Now it is only left to compute the surface element $dA$ before we can attack the integral, which can be done via $$ dA = \left|\frac{\partial \Psi}{\partial r} \times \frac{\partial \Psi}{\partial \theta}\right| \, dr\,d\theta. $$ The formula $\sqrt{1+f_x^2+f_y^2}$ that you seem to have used works only if you have a parameterization of the form $(x,y,f(x,y)),$ which is not the case in our case here. We have $$ \frac{\partial \Psi}{\partial r} = (\cos\theta, \sin\theta, \sqrt{3}), $$ and $$ \frac{\partial \Psi}{\partial \theta} = (-r\sin\theta, r\cos\theta, 0), $$ so \begin{align} \frac{\partial \Psi}{\partial r} \times \frac{\partial \Psi}{\partial \theta} &= \begin{vmatrix} e_1 & e_2 & e_3\\ \cos\theta & \sin\theta & \sqrt{3}\\ -r\sin\theta & r\cos\theta & 0 \end{vmatrix}\\[0.2cm] &= e_1(0-\sqrt{3}r\cos\theta) + e_2(-\sqrt{3}r\sin\theta-0) + e_3(r\cos^2\theta+r\sin^2\theta)\\[0.1cm] &= (-\sqrt{3}r\cos\theta, -\sqrt{3}r\sin\theta, r), \end{align} and thus \begin{align} \left|\frac{\partial \Psi}{\partial r} \times \frac{\partial \Psi}{\partial \theta}\right| &= \sqrt{(-\sqrt{3}r\cos\theta)^2 + (-\sqrt{3}r\sin\theta)^2+r^2}\\ &=\sqrt{3r^2\cos^2\theta+3r^2\sin^2\theta+r^2} = r\sqrt{4} = 2r. \end{align} We have thus found your error - your surface element was wrong!

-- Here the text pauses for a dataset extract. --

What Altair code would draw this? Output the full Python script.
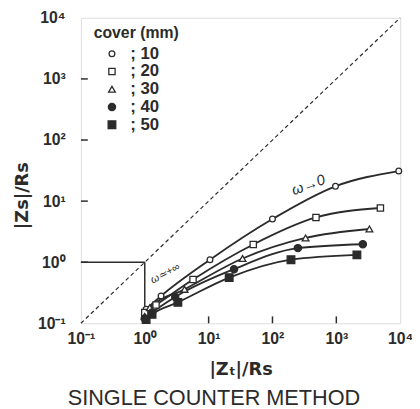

To complete the answer, we have \begin{align} \iint_S x^2+y^2 \, dA &= \int_0^{\pi/2}\int_0^{\sqrt{3}} r^2 \cdot 2r \, dr\, d\theta = \pi \int_0^{\sqrt{3}} r^3 \, dr = \frac{\pi}{4} [r^4]_0^{\sqrt{3}} = \frac{9\pi}{4} \end{align}

Answer 2

Your problem arises from using the fact that $f_x = 6x$ and $f_y = 6y$. Indeed this isn't the case, as $z^2 = 3(x^2+y^2)$, not $z$. Thus you would have:

$$z=f(x,y) = \sqrt{3(x^2+y^2)}$$ $$f_x = \frac{\sqrt{3}x}{\sqrt{x^2+y^2}} \quad \quad f_y = \frac{\sqrt{3}y}{\sqrt{x^2+y^2}}$$ Then we have:

$$\iint_S (x^2+y^2)\sqrt{1+f_x^2 + f_y^2}dxdy = \iint_S (x^2+y^2)\sqrt{1+\frac{3x^2+3y^2}{x^2+y^2}} dxdy = \iint_S 2(x^2+y^2) dxdy$$

Now use polar coordinates and compute the integral. But be careful that $\theta \in \left(0,\frac \pi2\right)$, as $x,y$ are positive.